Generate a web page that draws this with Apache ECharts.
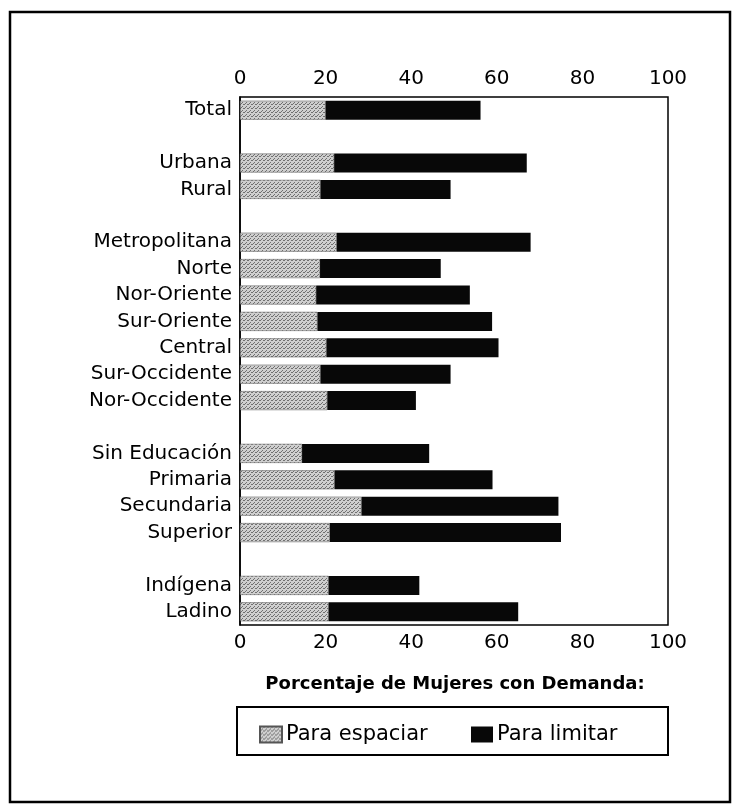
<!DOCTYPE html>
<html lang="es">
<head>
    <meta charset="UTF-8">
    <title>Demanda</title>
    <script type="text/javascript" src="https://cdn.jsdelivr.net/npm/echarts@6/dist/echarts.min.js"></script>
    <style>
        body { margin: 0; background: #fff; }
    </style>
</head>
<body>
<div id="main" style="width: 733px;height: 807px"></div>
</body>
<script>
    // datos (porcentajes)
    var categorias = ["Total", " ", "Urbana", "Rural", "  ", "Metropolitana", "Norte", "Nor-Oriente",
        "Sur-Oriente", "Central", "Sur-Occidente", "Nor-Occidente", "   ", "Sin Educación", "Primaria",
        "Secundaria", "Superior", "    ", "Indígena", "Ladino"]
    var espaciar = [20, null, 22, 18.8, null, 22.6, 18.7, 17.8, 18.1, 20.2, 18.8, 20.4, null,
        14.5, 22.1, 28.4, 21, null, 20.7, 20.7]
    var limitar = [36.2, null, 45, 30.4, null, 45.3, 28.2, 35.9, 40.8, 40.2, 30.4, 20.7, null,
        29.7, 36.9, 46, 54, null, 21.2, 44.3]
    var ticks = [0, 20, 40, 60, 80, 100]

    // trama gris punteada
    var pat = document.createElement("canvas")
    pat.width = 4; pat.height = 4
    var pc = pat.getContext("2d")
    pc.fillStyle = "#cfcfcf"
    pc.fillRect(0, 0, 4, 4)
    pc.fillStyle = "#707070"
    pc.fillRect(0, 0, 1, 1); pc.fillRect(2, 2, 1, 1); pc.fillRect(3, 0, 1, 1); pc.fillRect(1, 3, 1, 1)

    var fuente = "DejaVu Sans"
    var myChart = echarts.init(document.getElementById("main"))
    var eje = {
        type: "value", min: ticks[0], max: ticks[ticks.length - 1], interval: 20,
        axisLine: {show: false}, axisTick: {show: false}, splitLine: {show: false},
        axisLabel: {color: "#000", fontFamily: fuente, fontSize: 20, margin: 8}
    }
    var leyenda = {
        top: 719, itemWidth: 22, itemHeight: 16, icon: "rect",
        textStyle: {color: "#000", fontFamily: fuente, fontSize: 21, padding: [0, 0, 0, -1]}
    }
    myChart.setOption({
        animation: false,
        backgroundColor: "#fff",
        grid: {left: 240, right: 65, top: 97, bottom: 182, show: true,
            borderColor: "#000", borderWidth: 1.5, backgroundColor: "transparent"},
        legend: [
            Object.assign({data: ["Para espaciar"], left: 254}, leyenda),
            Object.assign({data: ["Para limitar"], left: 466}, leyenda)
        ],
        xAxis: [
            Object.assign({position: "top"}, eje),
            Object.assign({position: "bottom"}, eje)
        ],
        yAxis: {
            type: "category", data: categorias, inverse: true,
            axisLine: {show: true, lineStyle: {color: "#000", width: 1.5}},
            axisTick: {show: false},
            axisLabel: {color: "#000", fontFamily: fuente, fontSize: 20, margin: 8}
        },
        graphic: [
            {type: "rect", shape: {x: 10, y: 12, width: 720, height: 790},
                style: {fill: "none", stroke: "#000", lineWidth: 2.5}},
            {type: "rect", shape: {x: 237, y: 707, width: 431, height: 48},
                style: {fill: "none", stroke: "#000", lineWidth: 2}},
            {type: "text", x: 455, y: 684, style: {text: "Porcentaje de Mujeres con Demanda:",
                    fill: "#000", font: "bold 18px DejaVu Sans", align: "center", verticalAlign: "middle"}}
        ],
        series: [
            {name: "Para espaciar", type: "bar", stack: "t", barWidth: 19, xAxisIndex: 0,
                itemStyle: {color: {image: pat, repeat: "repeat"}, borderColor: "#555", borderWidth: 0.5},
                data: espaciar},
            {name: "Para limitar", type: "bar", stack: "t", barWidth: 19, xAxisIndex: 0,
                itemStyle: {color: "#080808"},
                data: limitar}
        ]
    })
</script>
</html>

────────────────

▶ EXERCISE DETAILS:
Leave out the pictures and retype every line above exactly.

▶ EXERCISE RESPONSE:
Generate a web page that draws this with Apache ECharts.
<!DOCTYPE html>
<html lang="es">
<head>
    <meta charset="UTF-8">
    <title>Demanda</title>
    <script type="text/javascript" src="https://cdn.jsdelivr.net/npm/echarts@6/dist/echarts.min.js"></script>
    <style>
        body { margin: 0; background: #fff; }
    </style>
</head>
<body>
<div id="main" style="width: 733px;height: 807px"></div>
</body>
<script>
    // datos (porcentajes)
    var categorias = ["Total", " ", "Urbana", "Rural", "  ", "Metropolitana", "Norte", "Nor-Oriente",
        "Sur-Oriente", "Central", "Sur-Occidente", "Nor-Occidente", "   ", "Sin Educación", "Primaria",
        "Secundaria", "Superior", "    ", "Indígena", "Ladino"]
    var espaciar = [20, null, 22, 18.8, null, 22.6, 18.7, 17.8, 18.1, 20.2, 18.8, 20.4, null,
        14.5, 22.1, 28.4, 21, null, 20.7, 20.7]
    var limitar = [36.2, null, 45, 30.4, null, 45.3, 28.2, 35.9, 40.8, 40.2, 30.4, 20.7, null,
        29.7, 36.9, 46, 54, null, 21.2, 44.3]
    var ticks = [0, 20, 40, 60, 80, 100]

    // trama gris punteada
    var pat = document.createElement("canvas")
    pat.width = 4; pat.height = 4
    var pc = pat.getContext("2d")
    pc.fillStyle = "#cfcfcf"
    pc.fillRect(0, 0, 4, 4)
    pc.fillStyle = "#707070"
    pc.fillRect(0, 0, 1, 1); pc.fillRect(2, 2, 1, 1); pc.fillRect(3, 0, 1, 1); pc.fillRect(1, 3, 1, 1)

    var fuente = "DejaVu Sans"
    var myChart = echarts.init(document.getElementById("main"))
    var eje = {
        type: "value", min: ticks[0], max: ticks[ticks.length - 1], interval: 20,
        axisLine: {show: false}, axisTick: {show: false}, splitLine: {show: false},
        axisLabel: {color: "#000", fontFamily: fuente, fontSize: 20, margin: 8}
    }
    var leyenda = {
        top: 719, itemWidth: 22, itemHeight: 16, icon: "rect",
        textStyle: {color: "#000", fontFamily: fuente, fontSize: 21, padding: [0, 0, 0, -1]}
    }
    myChart.setOption({
        animation: false,
        backgroundColor: "#fff",
        grid: {left: 240, right: 65, top: 97, bottom: 182, show: true,
            borderColor: "#000", borderWidth: 1.5, backgroundColor: "transparent"},
        legend: [
            Object.assign({data: ["Para espaciar"], left: 254}, leyenda),
            Object.assign({data: ["Para limitar"], left: 466}, leyenda)
        ],
        xAxis: [
            Object.assign({position: "top"}, eje),
            Object.assign({position: "bottom"}, eje)
        ],
        yAxis: {
            type: "category", data: categorias, inverse: true,
            axisLine: {show: true, lineStyle: {color: "#000", width: 1.5}},
            axisTick: {show: false},
            axisLabel: {color: "#000", fontFamily: fuente, fontSize: 20, margin: 8}
        },
        graphic: [
            {type: "rect", shape: {x: 10, y: 12, width: 720, height: 790},
                style: {fill: "none", stroke: "#000", lineWidth: 2.5}},
            {type: "rect", shape: {x: 237, y: 707, width: 431, height: 48},
                style: {fill: "none", stroke: "#000", lineWidth: 2}},
            {type: "text", x: 455, y: 684, style: {text: "Porcentaje de Mujeres con Demanda:",
                    fill: "#000", font: "bold 18px DejaVu Sans", align: "center", verticalAlign: "middle"}}
        ],
        series: [
            {name: "Para espaciar", type: "bar", stack: "t", barWidth: 19, xAxisIndex: 0,
                itemStyle: {color: {image: pat, repeat: "repeat"}, borderColor: "#555", borderWidth: 0.5},
                data: espaciar},
            {name: "Para limitar", type: "bar", stack: "t", barWidth: 19, xAxisIndex: 0,
                itemStyle: {color: "#080808"},
                data: limitar}
        ]
    })
</script>
</html>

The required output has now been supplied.